[START OF Data records]
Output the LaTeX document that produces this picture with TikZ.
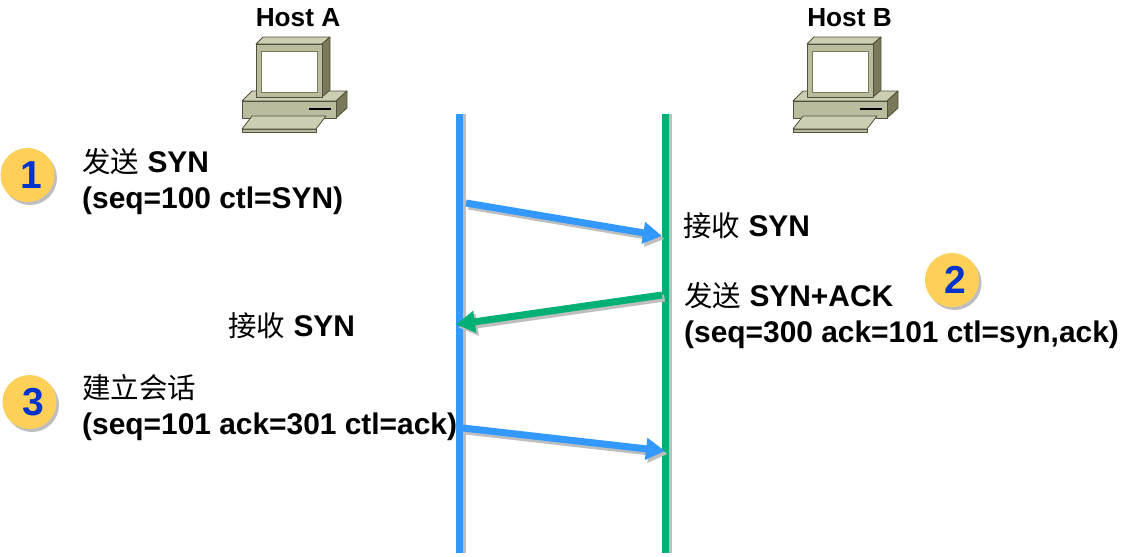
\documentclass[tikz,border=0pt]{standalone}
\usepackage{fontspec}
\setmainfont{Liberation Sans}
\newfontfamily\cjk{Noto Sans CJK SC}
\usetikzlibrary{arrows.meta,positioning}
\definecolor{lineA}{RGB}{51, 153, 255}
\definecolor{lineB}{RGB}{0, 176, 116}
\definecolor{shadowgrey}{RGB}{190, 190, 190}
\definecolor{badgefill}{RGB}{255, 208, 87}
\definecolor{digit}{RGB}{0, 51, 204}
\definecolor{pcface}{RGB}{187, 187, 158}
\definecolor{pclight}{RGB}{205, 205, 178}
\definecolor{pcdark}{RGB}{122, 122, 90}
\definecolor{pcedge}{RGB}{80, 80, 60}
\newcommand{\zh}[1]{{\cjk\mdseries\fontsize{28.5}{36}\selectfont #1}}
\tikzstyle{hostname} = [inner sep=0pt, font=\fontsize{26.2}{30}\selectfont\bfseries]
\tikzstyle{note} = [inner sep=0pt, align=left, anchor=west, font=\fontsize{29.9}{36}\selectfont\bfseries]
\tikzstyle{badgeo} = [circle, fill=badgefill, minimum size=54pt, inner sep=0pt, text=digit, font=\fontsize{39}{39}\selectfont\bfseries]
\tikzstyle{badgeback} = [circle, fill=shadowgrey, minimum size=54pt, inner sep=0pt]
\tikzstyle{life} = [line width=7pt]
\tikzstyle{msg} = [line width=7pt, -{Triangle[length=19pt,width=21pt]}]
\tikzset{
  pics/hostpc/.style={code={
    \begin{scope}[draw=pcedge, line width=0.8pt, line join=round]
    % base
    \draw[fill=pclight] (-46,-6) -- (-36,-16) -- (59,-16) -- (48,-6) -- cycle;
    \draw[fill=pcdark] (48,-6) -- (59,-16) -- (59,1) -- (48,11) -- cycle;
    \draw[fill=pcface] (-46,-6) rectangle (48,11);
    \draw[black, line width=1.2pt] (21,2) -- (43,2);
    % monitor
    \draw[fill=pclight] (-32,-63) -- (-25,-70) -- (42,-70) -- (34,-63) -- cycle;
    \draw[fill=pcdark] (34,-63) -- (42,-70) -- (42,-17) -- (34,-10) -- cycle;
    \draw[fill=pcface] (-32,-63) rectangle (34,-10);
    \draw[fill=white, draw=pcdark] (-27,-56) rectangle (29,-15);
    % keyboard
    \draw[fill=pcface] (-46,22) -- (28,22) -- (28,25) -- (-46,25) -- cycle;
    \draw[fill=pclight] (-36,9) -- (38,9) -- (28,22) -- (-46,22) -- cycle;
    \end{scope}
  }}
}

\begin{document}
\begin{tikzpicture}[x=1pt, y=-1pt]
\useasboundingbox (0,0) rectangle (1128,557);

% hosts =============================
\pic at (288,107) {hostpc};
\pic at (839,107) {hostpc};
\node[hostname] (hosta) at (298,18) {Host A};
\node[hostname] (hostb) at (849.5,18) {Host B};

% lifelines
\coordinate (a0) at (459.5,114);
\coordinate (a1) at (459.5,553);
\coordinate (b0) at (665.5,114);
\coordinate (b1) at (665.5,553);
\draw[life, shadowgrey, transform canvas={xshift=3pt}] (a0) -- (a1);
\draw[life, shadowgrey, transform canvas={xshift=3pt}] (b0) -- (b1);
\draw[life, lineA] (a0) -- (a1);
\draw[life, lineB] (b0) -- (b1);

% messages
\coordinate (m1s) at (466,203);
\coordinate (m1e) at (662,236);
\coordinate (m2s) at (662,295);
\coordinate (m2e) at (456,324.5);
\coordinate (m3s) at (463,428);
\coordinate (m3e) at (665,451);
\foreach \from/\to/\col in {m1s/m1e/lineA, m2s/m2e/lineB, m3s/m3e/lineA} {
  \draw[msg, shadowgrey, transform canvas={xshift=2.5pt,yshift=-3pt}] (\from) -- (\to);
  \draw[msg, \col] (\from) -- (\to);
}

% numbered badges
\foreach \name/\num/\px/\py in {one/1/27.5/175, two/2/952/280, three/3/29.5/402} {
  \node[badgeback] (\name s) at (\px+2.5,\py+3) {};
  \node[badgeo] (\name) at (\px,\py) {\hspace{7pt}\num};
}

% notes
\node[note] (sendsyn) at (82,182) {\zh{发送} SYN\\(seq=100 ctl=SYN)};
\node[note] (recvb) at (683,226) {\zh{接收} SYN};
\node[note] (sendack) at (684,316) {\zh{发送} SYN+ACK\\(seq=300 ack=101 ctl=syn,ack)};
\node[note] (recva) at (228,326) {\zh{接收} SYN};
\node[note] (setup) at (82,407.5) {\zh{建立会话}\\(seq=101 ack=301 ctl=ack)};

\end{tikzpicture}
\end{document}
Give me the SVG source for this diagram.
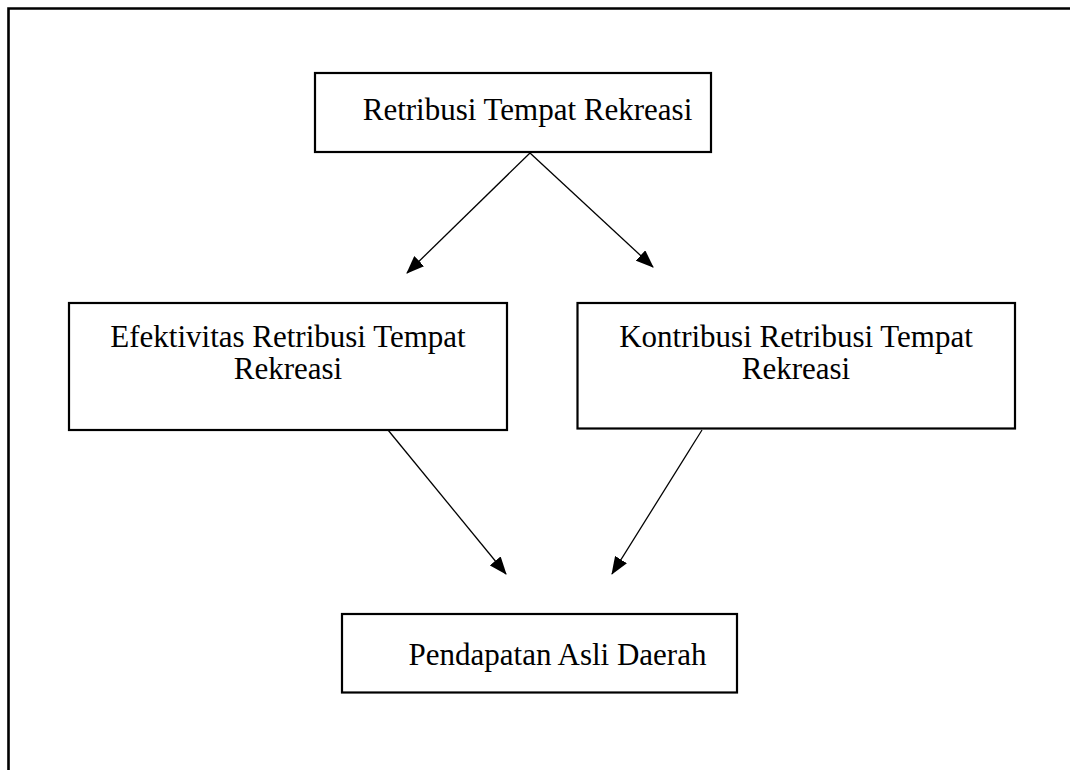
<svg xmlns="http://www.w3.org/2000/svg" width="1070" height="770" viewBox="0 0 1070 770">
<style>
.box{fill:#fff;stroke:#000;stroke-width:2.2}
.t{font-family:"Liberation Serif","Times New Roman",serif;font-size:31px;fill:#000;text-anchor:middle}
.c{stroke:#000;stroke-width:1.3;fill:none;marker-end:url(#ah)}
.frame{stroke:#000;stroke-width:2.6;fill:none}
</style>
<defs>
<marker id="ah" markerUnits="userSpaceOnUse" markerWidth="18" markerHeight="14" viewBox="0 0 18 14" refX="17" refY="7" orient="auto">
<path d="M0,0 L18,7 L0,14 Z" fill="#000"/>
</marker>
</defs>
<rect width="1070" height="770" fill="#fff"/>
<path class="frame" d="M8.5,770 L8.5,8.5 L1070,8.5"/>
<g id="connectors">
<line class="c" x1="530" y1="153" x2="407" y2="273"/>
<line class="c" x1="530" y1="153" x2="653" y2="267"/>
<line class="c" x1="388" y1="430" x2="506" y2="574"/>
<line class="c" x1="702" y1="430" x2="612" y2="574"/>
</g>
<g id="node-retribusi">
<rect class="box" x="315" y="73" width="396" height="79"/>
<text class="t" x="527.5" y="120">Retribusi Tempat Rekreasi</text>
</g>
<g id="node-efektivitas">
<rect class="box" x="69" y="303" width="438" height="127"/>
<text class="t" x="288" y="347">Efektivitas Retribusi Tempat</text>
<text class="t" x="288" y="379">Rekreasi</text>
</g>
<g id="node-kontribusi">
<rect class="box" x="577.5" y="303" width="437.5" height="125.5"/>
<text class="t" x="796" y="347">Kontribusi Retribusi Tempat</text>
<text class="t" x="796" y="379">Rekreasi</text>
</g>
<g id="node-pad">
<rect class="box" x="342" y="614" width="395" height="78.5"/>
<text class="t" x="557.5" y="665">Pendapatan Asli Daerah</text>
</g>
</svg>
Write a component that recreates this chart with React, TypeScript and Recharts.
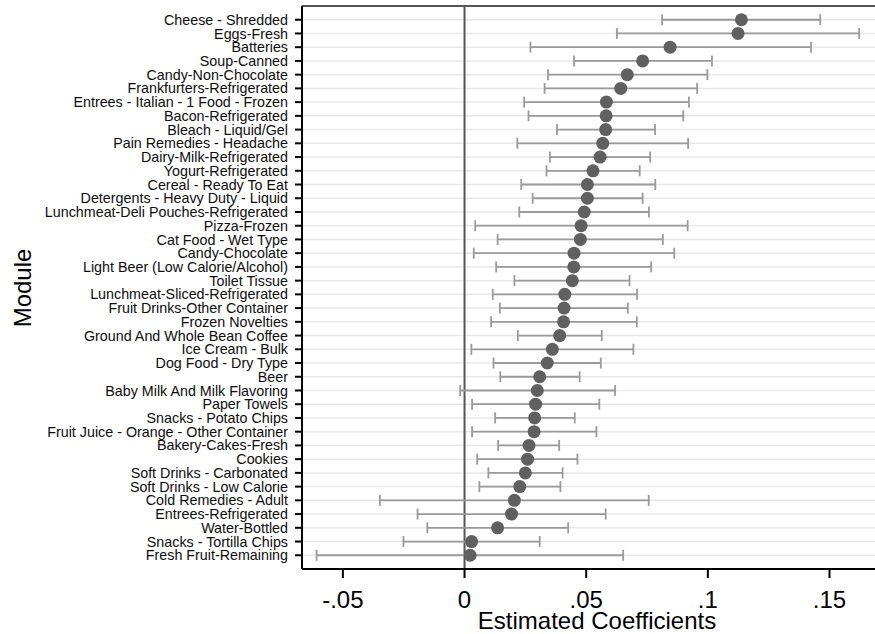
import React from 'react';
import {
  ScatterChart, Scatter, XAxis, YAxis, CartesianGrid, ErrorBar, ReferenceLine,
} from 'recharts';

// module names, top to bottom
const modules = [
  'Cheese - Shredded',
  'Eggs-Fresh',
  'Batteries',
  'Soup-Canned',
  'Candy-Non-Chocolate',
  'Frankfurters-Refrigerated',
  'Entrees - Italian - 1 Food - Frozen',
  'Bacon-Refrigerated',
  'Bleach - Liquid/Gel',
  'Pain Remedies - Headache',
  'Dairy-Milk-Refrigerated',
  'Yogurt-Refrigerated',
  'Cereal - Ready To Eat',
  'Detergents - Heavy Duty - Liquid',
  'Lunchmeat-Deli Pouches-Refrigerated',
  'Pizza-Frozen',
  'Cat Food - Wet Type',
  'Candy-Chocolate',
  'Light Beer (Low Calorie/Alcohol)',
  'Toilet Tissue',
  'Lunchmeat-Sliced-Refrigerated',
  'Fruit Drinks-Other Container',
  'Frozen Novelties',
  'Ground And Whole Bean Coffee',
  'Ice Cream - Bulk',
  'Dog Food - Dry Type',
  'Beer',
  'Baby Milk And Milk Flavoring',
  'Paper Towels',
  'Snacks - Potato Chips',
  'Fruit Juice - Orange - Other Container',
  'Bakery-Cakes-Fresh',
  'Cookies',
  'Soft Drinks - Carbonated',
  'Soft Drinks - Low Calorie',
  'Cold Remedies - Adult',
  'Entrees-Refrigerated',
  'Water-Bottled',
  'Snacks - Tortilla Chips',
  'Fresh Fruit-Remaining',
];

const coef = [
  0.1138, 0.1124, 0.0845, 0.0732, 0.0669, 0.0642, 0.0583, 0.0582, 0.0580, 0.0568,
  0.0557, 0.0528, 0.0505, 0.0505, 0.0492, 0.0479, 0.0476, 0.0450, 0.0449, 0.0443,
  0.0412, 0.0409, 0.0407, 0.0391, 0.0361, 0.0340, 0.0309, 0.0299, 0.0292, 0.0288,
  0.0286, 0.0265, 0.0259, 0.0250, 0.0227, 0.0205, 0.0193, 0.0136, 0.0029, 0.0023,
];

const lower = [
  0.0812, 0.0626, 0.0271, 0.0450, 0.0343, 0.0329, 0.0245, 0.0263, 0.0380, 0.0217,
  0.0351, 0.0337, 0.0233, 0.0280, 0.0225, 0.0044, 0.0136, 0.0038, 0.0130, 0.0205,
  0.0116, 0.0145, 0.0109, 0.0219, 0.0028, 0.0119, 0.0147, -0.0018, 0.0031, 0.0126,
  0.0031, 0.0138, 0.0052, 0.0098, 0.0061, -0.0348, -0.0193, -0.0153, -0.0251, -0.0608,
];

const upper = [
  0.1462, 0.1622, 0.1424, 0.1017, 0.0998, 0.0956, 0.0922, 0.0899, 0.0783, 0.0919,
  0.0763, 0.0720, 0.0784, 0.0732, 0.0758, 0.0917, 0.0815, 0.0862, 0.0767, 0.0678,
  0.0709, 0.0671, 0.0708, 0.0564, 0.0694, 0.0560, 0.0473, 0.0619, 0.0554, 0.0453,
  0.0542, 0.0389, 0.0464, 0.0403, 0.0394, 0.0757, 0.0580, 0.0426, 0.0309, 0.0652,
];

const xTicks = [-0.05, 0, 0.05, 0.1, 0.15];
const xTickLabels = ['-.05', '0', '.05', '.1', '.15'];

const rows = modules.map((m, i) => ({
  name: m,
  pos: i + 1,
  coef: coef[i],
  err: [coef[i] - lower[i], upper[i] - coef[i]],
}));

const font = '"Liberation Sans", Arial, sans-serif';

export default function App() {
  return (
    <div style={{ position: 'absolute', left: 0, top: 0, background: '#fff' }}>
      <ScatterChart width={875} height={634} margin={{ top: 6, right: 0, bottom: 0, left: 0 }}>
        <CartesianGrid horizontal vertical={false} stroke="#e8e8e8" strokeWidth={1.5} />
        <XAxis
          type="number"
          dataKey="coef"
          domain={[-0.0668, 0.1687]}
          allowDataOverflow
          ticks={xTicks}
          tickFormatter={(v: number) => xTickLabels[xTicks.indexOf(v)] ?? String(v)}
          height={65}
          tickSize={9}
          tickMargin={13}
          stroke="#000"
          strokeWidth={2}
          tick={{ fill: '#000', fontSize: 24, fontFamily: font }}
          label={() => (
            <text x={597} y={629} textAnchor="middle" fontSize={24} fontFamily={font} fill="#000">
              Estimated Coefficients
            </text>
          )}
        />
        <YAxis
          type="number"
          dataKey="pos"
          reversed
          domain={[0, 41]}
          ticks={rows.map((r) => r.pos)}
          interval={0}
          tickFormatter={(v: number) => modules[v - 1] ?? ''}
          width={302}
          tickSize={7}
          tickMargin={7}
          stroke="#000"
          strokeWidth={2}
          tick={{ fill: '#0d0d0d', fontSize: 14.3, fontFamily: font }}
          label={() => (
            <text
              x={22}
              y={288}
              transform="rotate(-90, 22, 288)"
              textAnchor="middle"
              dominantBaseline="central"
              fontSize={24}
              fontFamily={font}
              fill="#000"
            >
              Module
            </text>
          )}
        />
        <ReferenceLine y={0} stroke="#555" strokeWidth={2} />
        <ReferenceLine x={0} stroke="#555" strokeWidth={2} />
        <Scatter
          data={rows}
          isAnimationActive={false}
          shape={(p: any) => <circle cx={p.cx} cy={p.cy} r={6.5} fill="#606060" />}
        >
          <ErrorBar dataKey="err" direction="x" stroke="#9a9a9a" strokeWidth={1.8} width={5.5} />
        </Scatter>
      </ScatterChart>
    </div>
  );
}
[END OF Data records]
- **What to work on**: Look over the material above and show each line where "React" appears.

- **Exercise solution**:
Write a component that recreates this chart with React, TypeScript and Recharts.
import React from 'react';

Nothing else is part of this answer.